Beginning with the line that contains "Give me the matplotlib source for this chart." and ending with the line that contains "from matplotlib.lines import Line2D", reproduce each line exactly; include both and add nothing.

* Record extracts *
☆ ☆ ☆ ☆

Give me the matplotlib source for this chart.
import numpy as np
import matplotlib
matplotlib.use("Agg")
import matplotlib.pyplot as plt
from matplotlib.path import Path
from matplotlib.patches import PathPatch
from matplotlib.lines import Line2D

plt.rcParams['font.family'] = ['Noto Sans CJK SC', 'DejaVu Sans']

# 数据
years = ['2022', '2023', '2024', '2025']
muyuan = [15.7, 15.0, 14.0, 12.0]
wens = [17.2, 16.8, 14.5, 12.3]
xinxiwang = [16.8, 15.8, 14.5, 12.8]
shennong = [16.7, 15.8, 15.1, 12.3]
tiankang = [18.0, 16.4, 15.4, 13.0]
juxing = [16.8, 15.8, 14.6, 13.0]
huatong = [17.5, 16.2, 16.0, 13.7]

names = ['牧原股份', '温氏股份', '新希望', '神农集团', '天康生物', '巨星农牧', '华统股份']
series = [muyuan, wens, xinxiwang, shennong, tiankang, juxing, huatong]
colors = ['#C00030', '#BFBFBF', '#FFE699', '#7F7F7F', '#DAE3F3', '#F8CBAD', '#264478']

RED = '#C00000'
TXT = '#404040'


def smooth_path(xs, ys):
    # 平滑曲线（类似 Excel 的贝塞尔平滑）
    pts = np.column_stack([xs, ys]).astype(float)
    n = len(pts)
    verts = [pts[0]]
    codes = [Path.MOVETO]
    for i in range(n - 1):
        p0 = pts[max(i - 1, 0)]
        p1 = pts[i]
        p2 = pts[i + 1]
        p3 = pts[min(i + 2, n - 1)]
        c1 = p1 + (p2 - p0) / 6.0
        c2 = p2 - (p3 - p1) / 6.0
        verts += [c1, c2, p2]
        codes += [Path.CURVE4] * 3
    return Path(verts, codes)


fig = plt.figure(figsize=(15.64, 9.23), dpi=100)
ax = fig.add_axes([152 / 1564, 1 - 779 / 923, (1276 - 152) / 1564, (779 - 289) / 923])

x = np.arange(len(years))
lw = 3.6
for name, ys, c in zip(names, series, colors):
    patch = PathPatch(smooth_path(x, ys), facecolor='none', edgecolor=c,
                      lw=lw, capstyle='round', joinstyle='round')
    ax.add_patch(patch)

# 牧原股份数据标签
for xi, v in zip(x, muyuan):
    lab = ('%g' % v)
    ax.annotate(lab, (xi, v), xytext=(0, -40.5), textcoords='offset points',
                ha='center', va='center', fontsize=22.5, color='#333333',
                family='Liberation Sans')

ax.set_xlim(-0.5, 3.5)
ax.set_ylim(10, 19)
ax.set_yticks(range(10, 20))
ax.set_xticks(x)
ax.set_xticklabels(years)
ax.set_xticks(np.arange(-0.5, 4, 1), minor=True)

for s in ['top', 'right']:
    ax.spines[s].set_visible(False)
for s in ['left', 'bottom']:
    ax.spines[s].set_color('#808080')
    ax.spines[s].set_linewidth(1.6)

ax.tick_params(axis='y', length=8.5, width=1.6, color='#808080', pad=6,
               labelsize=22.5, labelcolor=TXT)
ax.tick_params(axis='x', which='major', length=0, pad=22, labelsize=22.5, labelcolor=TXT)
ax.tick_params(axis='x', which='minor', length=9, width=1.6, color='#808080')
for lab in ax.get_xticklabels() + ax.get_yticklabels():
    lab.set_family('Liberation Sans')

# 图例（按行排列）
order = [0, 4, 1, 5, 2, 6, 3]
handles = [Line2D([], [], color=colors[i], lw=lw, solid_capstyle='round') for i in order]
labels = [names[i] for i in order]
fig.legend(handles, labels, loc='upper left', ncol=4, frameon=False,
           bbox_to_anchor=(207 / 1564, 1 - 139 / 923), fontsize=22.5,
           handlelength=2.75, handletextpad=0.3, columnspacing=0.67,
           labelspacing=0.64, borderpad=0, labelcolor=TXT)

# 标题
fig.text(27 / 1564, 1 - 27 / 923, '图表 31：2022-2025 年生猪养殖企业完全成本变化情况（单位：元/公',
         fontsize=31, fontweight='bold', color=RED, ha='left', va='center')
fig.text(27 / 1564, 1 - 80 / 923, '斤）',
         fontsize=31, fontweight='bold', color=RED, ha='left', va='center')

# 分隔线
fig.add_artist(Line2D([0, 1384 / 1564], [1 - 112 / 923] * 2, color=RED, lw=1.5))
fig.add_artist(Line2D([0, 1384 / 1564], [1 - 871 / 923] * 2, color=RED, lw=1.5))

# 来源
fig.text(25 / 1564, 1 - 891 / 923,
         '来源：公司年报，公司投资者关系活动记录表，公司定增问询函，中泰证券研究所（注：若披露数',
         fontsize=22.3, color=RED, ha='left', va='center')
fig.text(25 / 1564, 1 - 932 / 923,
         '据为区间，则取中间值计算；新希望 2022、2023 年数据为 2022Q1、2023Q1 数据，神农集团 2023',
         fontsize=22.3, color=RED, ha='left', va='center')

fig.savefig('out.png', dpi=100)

☆ ☆ ☆ ☆

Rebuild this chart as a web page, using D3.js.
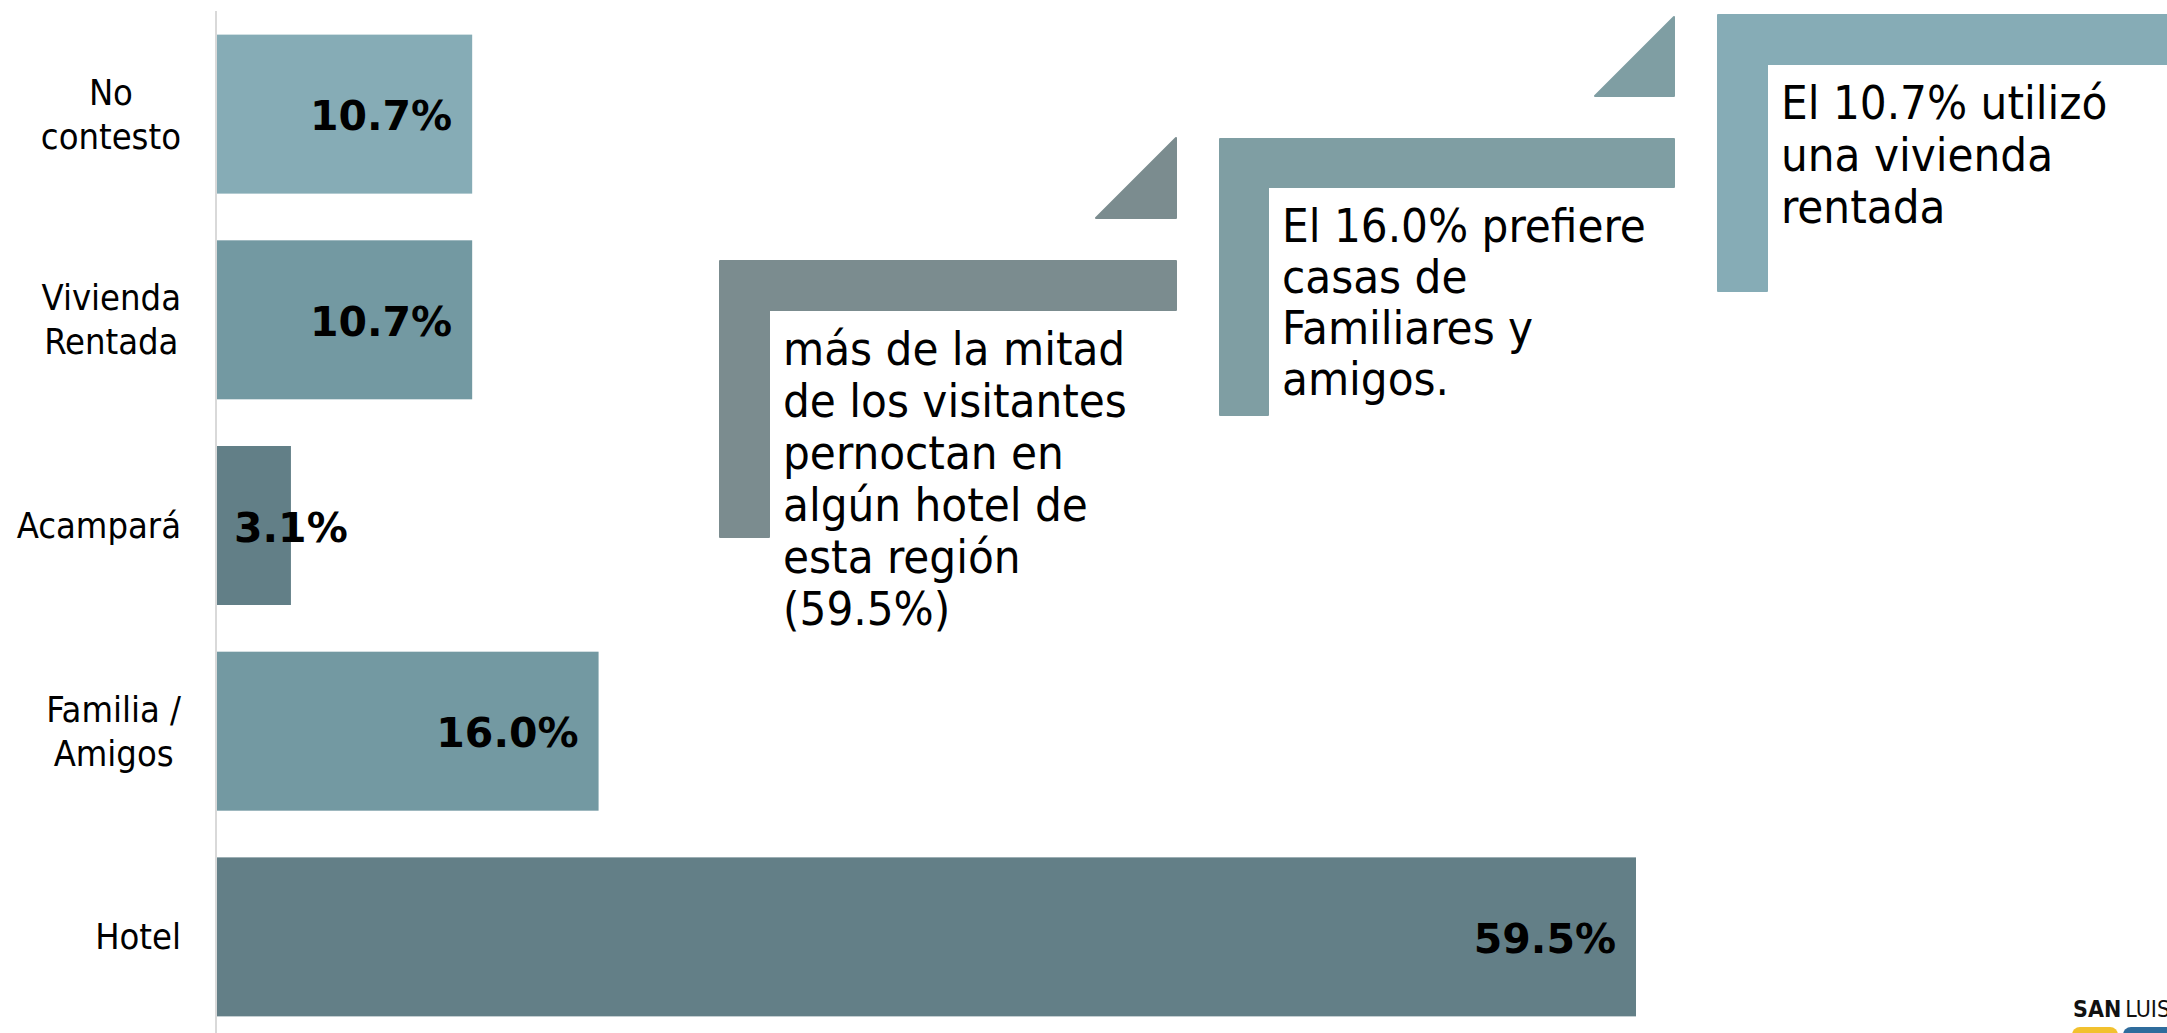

☆ ☆ ☆ ☆

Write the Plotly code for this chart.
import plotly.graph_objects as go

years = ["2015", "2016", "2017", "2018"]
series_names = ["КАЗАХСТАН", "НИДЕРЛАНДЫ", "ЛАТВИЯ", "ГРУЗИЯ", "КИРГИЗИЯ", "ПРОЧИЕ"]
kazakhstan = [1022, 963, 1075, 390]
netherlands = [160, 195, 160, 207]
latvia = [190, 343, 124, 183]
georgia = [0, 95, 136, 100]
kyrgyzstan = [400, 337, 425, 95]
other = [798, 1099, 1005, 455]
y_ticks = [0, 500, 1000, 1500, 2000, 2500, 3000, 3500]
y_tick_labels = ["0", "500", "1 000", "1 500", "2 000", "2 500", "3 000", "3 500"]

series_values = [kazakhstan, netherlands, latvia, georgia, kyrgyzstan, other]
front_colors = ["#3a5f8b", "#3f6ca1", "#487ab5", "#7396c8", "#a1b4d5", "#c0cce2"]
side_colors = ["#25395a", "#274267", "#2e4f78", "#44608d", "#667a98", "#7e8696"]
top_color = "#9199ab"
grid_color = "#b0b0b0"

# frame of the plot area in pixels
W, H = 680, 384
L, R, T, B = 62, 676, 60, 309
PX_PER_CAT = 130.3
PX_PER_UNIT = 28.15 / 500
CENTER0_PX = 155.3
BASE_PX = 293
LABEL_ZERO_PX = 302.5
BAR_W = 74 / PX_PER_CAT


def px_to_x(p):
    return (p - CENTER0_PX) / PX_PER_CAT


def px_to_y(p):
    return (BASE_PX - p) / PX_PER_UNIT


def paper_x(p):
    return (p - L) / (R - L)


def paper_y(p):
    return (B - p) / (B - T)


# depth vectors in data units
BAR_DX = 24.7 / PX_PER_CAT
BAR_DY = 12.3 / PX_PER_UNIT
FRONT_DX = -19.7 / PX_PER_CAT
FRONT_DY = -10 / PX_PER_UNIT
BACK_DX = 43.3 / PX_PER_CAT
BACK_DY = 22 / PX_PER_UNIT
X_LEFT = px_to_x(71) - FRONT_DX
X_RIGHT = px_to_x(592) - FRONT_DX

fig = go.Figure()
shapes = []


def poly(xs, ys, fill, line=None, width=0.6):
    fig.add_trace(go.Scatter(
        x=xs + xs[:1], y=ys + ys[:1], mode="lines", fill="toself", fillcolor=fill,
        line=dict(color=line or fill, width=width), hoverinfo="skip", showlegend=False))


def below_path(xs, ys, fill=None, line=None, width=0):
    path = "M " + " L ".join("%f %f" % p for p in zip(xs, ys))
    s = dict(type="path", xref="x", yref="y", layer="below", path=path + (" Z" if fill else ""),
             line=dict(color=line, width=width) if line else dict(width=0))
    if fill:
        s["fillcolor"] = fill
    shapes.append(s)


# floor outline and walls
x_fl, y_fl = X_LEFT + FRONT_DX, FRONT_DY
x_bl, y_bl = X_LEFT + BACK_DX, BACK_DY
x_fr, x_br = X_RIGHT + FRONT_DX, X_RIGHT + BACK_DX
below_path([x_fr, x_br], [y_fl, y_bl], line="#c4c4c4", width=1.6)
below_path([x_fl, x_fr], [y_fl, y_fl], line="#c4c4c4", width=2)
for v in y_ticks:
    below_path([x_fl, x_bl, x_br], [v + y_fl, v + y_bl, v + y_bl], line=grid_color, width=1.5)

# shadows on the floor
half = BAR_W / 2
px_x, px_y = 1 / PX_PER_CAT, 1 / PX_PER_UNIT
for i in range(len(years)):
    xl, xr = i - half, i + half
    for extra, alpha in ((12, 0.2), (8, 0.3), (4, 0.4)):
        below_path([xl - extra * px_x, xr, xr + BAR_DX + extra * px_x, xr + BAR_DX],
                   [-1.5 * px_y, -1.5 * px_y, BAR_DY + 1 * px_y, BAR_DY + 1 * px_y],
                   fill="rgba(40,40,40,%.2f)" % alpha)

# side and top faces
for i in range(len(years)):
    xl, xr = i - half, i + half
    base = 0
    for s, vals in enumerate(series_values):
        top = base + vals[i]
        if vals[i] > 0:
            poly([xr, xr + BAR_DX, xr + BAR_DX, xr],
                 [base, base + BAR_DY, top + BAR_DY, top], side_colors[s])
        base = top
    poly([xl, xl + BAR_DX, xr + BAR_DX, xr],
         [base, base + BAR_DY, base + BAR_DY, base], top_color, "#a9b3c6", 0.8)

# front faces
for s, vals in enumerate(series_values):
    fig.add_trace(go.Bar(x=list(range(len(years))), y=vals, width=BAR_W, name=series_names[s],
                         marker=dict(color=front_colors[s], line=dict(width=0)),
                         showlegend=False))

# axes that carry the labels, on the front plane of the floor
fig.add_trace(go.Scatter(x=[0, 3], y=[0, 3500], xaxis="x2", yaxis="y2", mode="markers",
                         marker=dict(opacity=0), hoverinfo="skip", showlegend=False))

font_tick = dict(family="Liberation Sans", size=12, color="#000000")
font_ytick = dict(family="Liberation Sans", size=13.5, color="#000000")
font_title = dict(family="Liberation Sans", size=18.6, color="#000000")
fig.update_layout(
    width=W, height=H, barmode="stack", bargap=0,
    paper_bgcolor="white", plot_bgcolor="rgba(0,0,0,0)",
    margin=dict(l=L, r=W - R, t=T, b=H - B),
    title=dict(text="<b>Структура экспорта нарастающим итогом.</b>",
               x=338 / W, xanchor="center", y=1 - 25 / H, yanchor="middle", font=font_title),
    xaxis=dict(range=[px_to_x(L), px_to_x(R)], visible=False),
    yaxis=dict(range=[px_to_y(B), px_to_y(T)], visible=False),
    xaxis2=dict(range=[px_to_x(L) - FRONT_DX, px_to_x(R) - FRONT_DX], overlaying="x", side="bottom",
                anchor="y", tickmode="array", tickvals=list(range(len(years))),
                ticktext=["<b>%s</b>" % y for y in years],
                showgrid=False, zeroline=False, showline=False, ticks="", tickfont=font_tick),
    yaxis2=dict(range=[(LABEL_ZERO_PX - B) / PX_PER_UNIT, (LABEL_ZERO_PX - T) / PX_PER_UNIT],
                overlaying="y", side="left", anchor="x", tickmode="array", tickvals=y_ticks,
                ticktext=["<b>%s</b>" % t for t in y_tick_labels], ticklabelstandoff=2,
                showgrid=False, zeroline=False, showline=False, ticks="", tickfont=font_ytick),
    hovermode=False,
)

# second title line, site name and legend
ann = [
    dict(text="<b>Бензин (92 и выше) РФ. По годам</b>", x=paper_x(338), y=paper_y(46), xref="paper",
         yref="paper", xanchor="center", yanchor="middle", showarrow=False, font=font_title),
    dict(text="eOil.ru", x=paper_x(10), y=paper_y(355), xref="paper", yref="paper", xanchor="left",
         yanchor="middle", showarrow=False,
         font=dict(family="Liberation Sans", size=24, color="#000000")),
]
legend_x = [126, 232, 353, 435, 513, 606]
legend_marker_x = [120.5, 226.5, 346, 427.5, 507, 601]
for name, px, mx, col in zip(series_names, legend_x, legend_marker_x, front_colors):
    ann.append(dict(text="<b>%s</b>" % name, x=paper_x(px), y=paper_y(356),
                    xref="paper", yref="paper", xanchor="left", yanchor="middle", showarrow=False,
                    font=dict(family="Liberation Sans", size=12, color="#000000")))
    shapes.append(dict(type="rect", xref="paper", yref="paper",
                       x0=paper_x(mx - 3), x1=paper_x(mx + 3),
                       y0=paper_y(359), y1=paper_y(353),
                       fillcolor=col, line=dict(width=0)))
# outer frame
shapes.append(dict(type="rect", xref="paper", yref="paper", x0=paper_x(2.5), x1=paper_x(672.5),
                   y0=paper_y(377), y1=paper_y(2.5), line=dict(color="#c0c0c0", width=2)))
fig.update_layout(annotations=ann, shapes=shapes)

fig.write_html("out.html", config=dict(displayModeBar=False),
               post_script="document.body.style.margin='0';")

☆ ☆ ☆ ☆

* Solved problem *
Give me the matplotlib source for this chart.
import numpy as np
import matplotlib
matplotlib.use("Agg")
import matplotlib.pyplot as plt
from matplotlib.path import Path
from matplotlib.patches import PathPatch
from matplotlib.lines import Line2D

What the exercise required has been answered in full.